Alkane has rising hopes for the hafnium to be produced at Dubbo, this metal having seen a good price increase in recent months and with some commentators saying it could reach $2,000/kg by the end of the year.
Hafnium, due to its high melting point (2, 233°C) and its alloying ability with other metals, is used in nuclear rods, engines for space rockets, and aircraft turbine blades. The global demand is only 80 tonnes a year but it is argued that limit is imposed by the fact that not much is available; increase the output, and applications will multiply – the scandium story replicated. Chalmers believes Dubbo could produce 200 tonnes a year.
There is no significance in the fact that NSW has permitted mining for 20 years: this is standard practice in the state, and companies then apply for permit renewal at the end of that period. The main Dubbo project has an expected life of 80 years, and 3km away there is the Railway deposit with a further 80 years of life in it, although the grades are not as good. So far four holes have been drilled there but Ian Chalmers said it will be for someone else, and at a time many years into the future, to make a decision about this satellite resource.

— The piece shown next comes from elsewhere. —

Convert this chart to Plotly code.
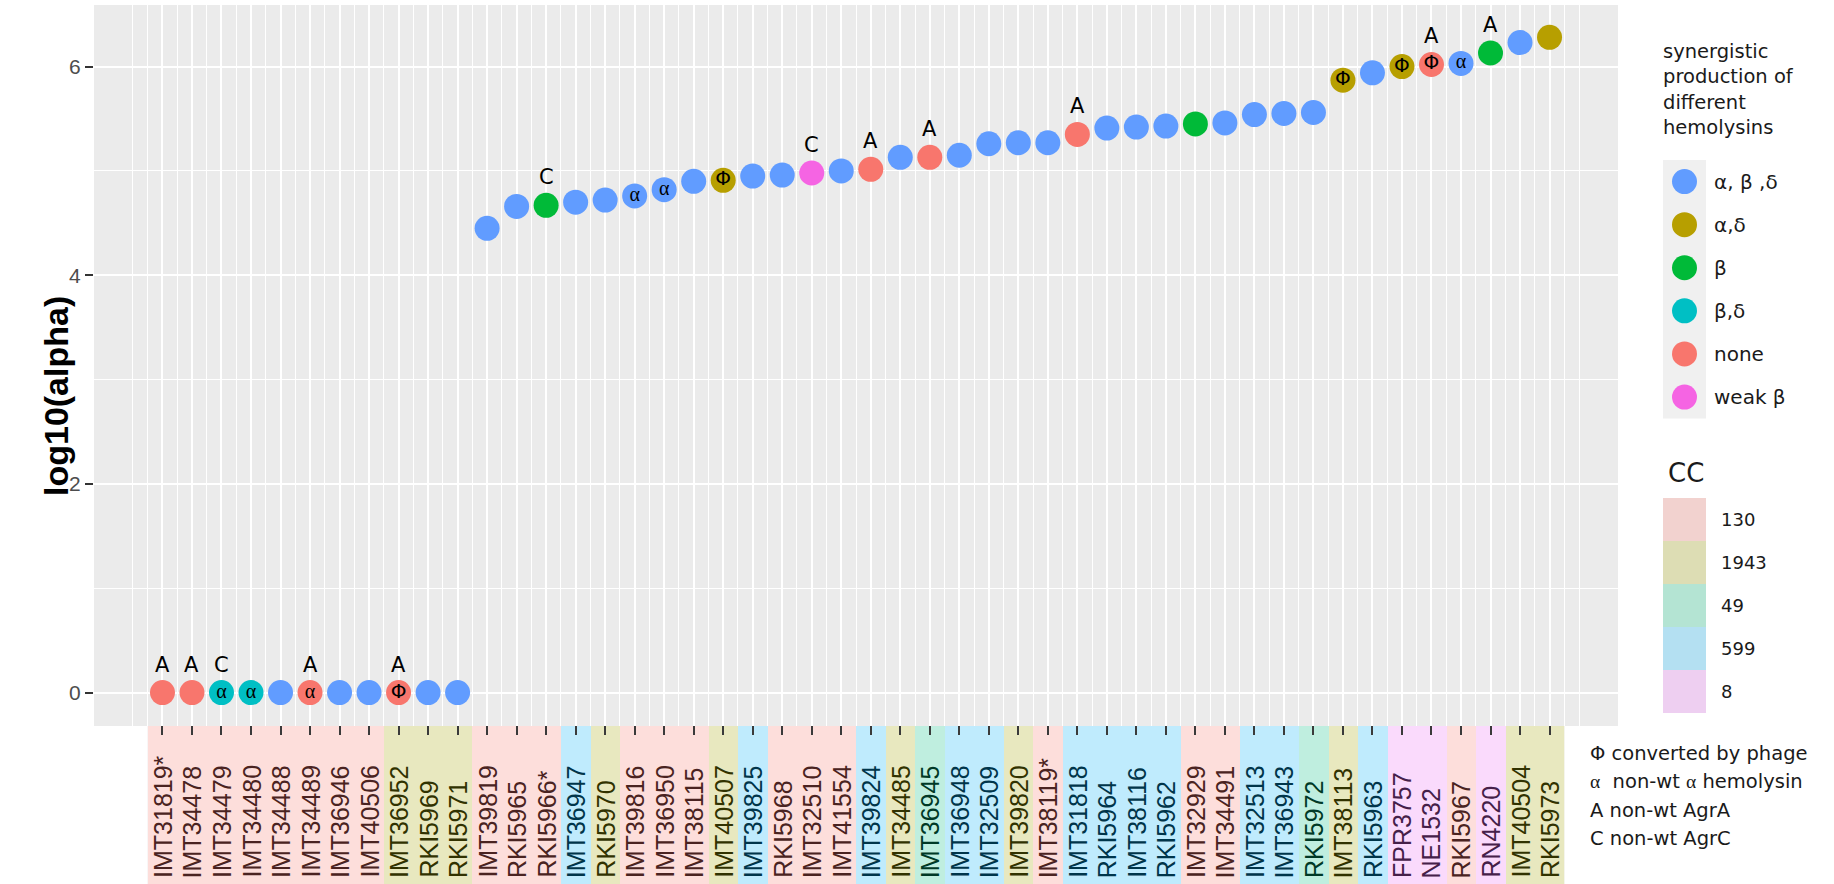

He still believes Dubbo will be the next non-China rare earth mine coming into existence. His initial focus will be on securing enough finance in Tranche 1 to complete the infrastructure – the road, power, water supply and offices – so that mine development can proceed smoothly as more money is raised. (The company also has the option of using a nearby railway line closed in 1987; it has been estimated that rehabilitation would cost about A$30 million.)